From 82f808e5334ca2cd2995ae0ba28c1bc4a2d1aba5 Mon Sep 17 00:00:00 2001
From: Manav Rathi <manav@mrmr.io>
Date: Tue, 30 Jul 2024 09:59:33 +0530
Subject: [PATCH] Outline

---
 desktop/src/main/services/ml.ts | 60 ++++++++++++++++++++++++++++++---
 1 file changed, 56 insertions(+), 4 deletions(-)
diff --git a/desktop/src/main/services/ml.ts b/desktop/src/main/services/ml.ts
index 55bb8d79c2..dcda511df6 100644
--- a/desktop/src/main/services/ml.ts
+++ b/desktop/src/main/services/ml.ts
@@ -5,10 +5,6 @@
  *
  * The ML runtime we use for inference is [ONNX](https://onnxruntime.ai). Models
  * for various tasks are not shipped with the app but are downloaded on demand.
- *
- * The primary reason for doing these tasks in the Node.js layer is so that we
- * can use the binary ONNX runtime which is 10-20x faster than the WASM based
- * web one.
  */
 
 import { app, net } from "electron/main";
@@ -19,6 +15,62 @@ import * as ort from "onnxruntime-node";
 import log from "../log";
 import { writeStream } from "../stream";
 
+/**
+ * Create a new ML session.
+ *
+ * [Note: ML IPC]
+ *
+ * The primary reason for doing ML tasks in the Node.js layer is so that we can
+ * use the binary ONNX runtime, which is 10-20x faster than the WASM one that
+ * can be used directly on the web layer.
+ *
+ * For this to work, the main and renderer process need to communicate with each
+ * other. Further, in the web layer the ML indexing runs in a web worker (so as
+ * to not get in the way of the main thread). So the communication has 2 hops:
+ *
+ *     Node.js main <-> Renderer main <-> Renderer web worker
+ *
+ * This naive way works, but has a problem. The Node.js main process is in the
+ * code path for delivering user events to the renderer process. The ML tasks we
+ * do take in the order of 100-300 ms (possibly more) for each individual
+ * inference. Thus, the Node.js main process is busy for those 100-300 ms, and
+ * does not forward events to the renderer, causing the UI to jitter.
+ *
+ * The solution for this is to spawn an Electron UtilityProcess, which we can
+ * think of a regular Node.js child process.  This frees up the Node.js main
+ * process, and would remove the jitter.
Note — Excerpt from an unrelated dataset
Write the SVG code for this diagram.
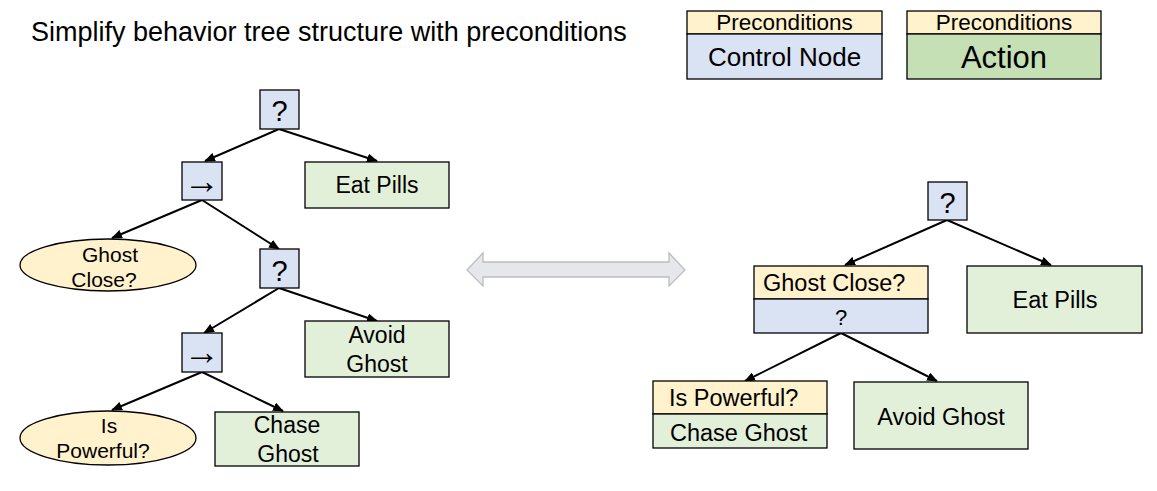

+ * https://www.electronjs.org/docs/latest/tutorial/process-model
+ *
+ * It would seem that this introduces another hop in our IPC
+ *
+ *     Node.js utility process <-> Node.js main <-> ...
+ *
+ * but here we can use the special bit about Electron utility processes that
+ * separates them from regular Node.js child processes: their support for
+ * message ports. https://www.electronjs.org/docs/latest/tutorial/message-ports
+ *
+ * As a brief summary, a MessagePort is a web feature that allows two contexts
+ * to communicate. A pair of message ports is called a message channel. The cool
+ * thing about these is that we can pass these ports themselves over IPC.
+ *
+ * So we
+ *
+ * 1.  Spawn a utility process.
+ * 2.  In the utility process create a message channel.
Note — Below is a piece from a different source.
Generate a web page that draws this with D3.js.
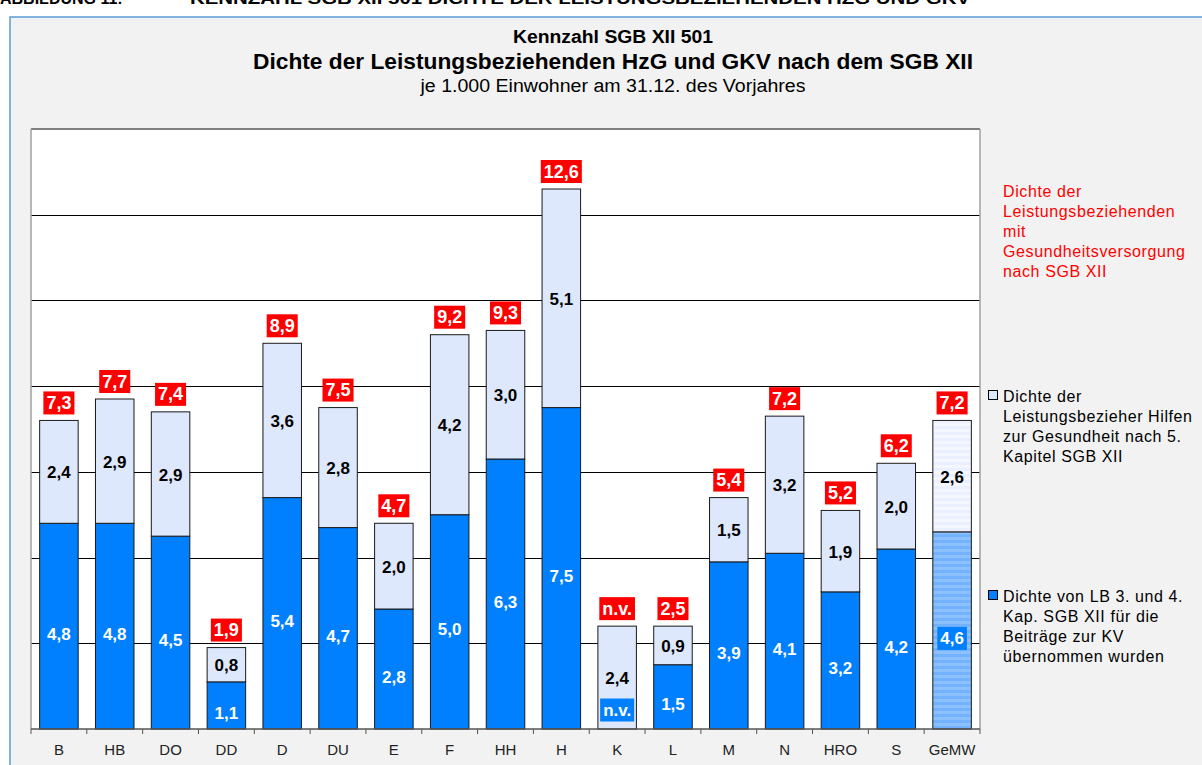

+ * 3.  Keep one port of the pair with us, and send the other over IPC to the
+ *     _web worker_ that is coordinating the ML indexing on the web layer.
+ *
+ * Thereafter, the utility process and web worker can directly talk to each
+ * other!
+ *
+ *     Node.js utility process <-> Renderer web worker
+ *
+ */
+export const createMLSession = () => {
+    // }: Promise<MessagePort> => {
+    throw new Error("Not implemented");
+};
+
 /**
  * Return a function that can be used to trigger a download of the specified
  * model, and the creating of an ONNX inference session initialized using it.